Return, unaltered, every line from the beginning of the material below up to and including the one with "import matplotlib.pyplot as plt".
== == ==
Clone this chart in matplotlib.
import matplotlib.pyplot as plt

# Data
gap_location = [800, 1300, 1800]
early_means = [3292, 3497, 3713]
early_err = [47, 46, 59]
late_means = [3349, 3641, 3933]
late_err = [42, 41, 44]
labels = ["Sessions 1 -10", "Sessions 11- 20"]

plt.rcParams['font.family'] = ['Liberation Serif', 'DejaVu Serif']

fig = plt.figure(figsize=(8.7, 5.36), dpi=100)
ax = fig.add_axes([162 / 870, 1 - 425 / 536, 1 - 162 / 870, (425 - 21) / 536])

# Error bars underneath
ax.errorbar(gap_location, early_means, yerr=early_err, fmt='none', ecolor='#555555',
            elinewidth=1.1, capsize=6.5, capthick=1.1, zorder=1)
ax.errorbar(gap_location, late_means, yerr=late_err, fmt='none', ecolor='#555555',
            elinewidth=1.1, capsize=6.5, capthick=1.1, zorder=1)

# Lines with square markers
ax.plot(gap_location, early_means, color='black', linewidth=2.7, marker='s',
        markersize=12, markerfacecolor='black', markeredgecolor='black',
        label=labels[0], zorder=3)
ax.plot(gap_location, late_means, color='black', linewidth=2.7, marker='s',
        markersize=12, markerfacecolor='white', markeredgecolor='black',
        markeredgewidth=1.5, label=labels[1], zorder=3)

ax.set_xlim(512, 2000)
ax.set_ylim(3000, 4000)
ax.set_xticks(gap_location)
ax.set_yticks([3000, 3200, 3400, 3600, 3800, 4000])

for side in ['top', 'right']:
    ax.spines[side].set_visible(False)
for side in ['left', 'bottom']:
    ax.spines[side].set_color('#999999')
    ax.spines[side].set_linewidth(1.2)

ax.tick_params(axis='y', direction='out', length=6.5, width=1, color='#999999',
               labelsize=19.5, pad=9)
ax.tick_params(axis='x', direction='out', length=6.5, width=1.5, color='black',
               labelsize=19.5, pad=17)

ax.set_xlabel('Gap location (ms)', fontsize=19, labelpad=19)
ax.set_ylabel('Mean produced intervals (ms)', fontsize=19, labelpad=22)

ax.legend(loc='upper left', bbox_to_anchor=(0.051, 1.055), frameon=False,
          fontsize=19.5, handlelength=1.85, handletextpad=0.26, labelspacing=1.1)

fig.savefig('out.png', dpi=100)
== == ==
● **Solution for this task**:
Clone this chart in matplotlib.
import matplotlib.pyplot as plt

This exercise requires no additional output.